Ada pula Madrasah An Nuriah di Damaskus yang didirikan pada abad keenam hijriyah oleh Khalifah Sultan Nuruddin Muhammad Zanky. Di sana terdapat fasilitas seperti asrama siswa, perumahan staf pengajar, tempat peristirahatan, para pelayan serta ruangan besar untuk ceramah dan diskusi.
Semua sarana dan prasarana dalam dunia pendidikan tersebut, tentu harus dipenuhi oleh negara. Hal ini tak lepas  dengan pengelolaan terhadap sumber pemasukan negara (zakat, fa'i, ghanimah, kharaj, usyr, jizyah, dll) yang dikelola dengan benar sesuai dengan aturan Islam. Selain itu seluruh kekayaan sumber daya alam (SDA) harus dikelola oleh negara dan tidak boleh diserahkan pengelolaannya kepada Asing/Korporat. Di mana negara juga tidak boleh mengambil keuntungan (non profit oriented) dari pengelolaannya dan dipergunakan untuk mewujudkan kesejahteraan rakyat. 
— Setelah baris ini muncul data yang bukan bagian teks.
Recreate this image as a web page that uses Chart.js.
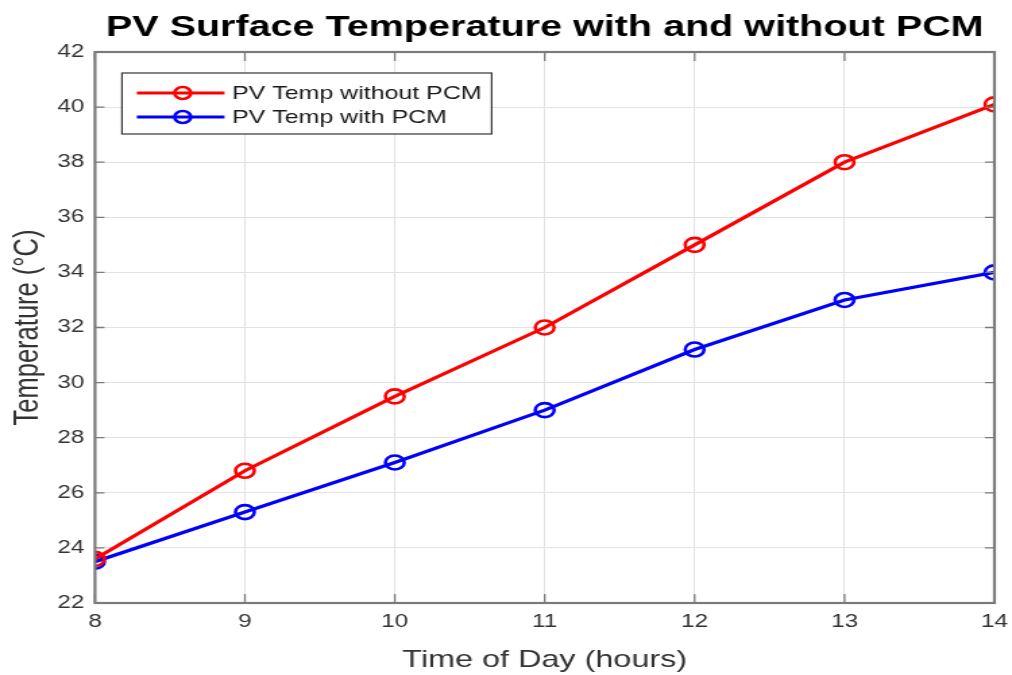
<!DOCTYPE html>
<html>
<head>
<meta charset="utf-8">
<script src="https://cdn.jsdelivr.net/npm/chart.js@4"></script>
<style>
  html, body { margin: 0; padding: 0; background: #fff; overflow: hidden; }
  /* the reference figure is stretched sideways, so draw narrow and stretch */
  #wrap { width: 750px; height: 675px; transform: scaleX(1.3493); transform-origin: 0 0; }
</style>
</head>
<body>
<div id="wrap"><canvas id="myChart"></canvas></div>
<script>
// data
var hours = [8, 9, 10, 11, 12, 13, 14];
var tempWithout = [23.6, 26.8, 29.5, 32.0, 35.0, 38.0, 40.1];
var tempWith = [23.5, 25.3, 27.1, 29.0, 31.2, 33.0, 34.0];
var seriesNames = ['PV Temp without PCM', 'PV Temp with PCM'];
var chartTitle = 'PV Surface Temperature with and without PCM';

function toPoints(values) {
    return hours.map(function (h, i) { return { x: h, y: values[i] }; });
}

var FONT = 'Liberation Sans, Arial, Helvetica, sans-serif';
var axisGray = '#7a7a7a';

// box around the axes, inward ticks, title over the plot and an in-plot legend
var matlabBox = {
    id: 'matlabBox',
    afterDatasetsDraw: function (chart) {
        var ctx = chart.ctx, a = chart.chartArea;
        var xs = chart.scales.x, ys = chart.scales.y;
        ctx.save();
        ctx.strokeStyle = axisGray;
        ctx.lineWidth = 1.3;
        ctx.beginPath();
        hours.forEach(function (h) {
            var px = xs.getPixelForValue(h);
            ctx.moveTo(px, a.top); ctx.lineTo(px, a.top + 9);
            ctx.moveTo(px, a.bottom); ctx.lineTo(px, a.bottom - 9);
        });
        ys.ticks.forEach(function (t) {
            var py = ys.getPixelForValue(t.value);
            ctx.moveTo(a.left, py); ctx.lineTo(a.left + 7, py);
            ctx.moveTo(a.right, py); ctx.lineTo(a.right - 7, py);
        });
        ctx.stroke();
        ctx.lineWidth = 2.2;
        ctx.strokeRect(a.left, a.top, a.right - a.left, a.bottom - a.top);

        // title, centred over the plot area
        ctx.fillStyle = '#000';
        ctx.font = 'bold 29.3px ' + FONT;
        ctx.textAlign = 'center';
        ctx.textBaseline = 'middle';
        ctx.fillText(chartTitle, (a.left + a.right) / 2, 28);

        // legend
        var bx = a.left + 20, by = a.top + 21, bw = 274, bh = 61;
        ctx.fillStyle = '#fff';
        ctx.fillRect(bx, by, bw, bh);
        ctx.strokeStyle = '#333';
        ctx.lineWidth = 1.2;
        ctx.strokeRect(bx, by, bw, bh);
        chart.data.datasets.forEach(function (ds, i) {
            var y = by + 20 + i * 24;
            ctx.strokeStyle = ds.borderColor;
            ctx.lineWidth = 3;
            ctx.beginPath();
            ctx.moveTo(bx + 11, y); ctx.lineTo(bx + 76, y);
            ctx.stroke();
            ctx.lineWidth = 2.5;
            ctx.beginPath();
            ctx.arc(bx + 45, y, 6, 0, Math.PI * 2);
            ctx.stroke();
            ctx.fillStyle = '#1a1a1a';
            ctx.font = '18.5px ' + FONT;
            ctx.textBaseline = 'middle';
            ctx.textAlign = 'left';
            ctx.fillText(ds.label, bx + 81.5, y + 1);
        });
        ctx.restore();
    }
};

const data = {
    datasets: [
        {
            label: seriesNames[0],
            data: toPoints(tempWithout),
            borderColor: '#ff0000',
            backgroundColor: 'transparent',
            pointBackgroundColor: 'transparent',
            pointBorderColor: '#ff0000',
        },
        {
            label: seriesNames[1],
            data: toPoints(tempWith),
            borderColor: '#0000ff',
            backgroundColor: 'transparent',
            pointBackgroundColor: 'transparent',
            pointBorderColor: '#0000ff',
        }
    ]
};

const config = {
    type: 'line',
    data: data,
    plugins: [matlabBox],
    options: {
        responsive: true,
        maintainAspectRatio: false,
        animation: false,
        layout: { padding: { left: 0, right: 13, top: 52, bottom: 0 } },
        elements: {
            line: { borderWidth: 3.2, tension: 0 },
            point: { radius: 7, borderWidth: 2.6, hoverRadius: 7 }
        },
        plugins: {
            legend: { display: false },
            tooltip: { enabled: false },
            title: { display: false }
        },
        scales: {
            x: {
                type: 'linear',
                min: 8,
                max: 14,
                afterFit: function (s) {
                    s.height = 72;
                    s.paddingLeft = 0;
                    s.paddingRight = 0;
                },
                ticks: {
                    stepSize: 1,
                    color: '#333',
                    padding: 8,
                    font: { family: FONT, size: 18 }
                },
                grid: { color: '#e2e2e2', lineWidth: 1, drawTicks: false },
                border: { display: false },
                title: {
                    display: true,
                    text: 'Time of Day (hours)',
                    color: '#333',
                    font: { family: FONT, size: 24 },
                    padding: { top: 0, bottom: 0 }
                }
            },
            y: {
                min: 22,
                max: 42,
                afterFit: function (s) { s.width = 70.4; },
                ticks: {
                    stepSize: 2,
                    color: '#333',
                    padding: 8,
                    font: { family: FONT, size: 18 }
                },
                grid: { color: '#e2e2e2', lineWidth: 1, drawTicks: false },
                border: { display: false },
                title: {
                    display: true,
                    text: 'Temperature (°C)',
                    color: '#333',
                    font: { family: FONT, size: 25.5 },
                    padding: { top: 6, bottom: 0 }
                }
            }
        }
    }
};

const myChart = new Chart(document.getElementById('myChart'), config);
</script>
</body>
</html>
Demikianlah, jika kita menerapkan sistem pendidikan yang berasas kepada Islam sebagai the way of life dalam kehidupan bermasyarakat dan bernegara, maka akan terwujud sebuah sistem pendidikan yang baik dan benar. Sebuah sistem yang mampu melahirkan generasi-generasi unggul yang berkepribadian Islam, bertakwa pada Rabb-nya, serta sejahtera dan penuh rahmat. Wallahu 'a'lam bi ashshowab.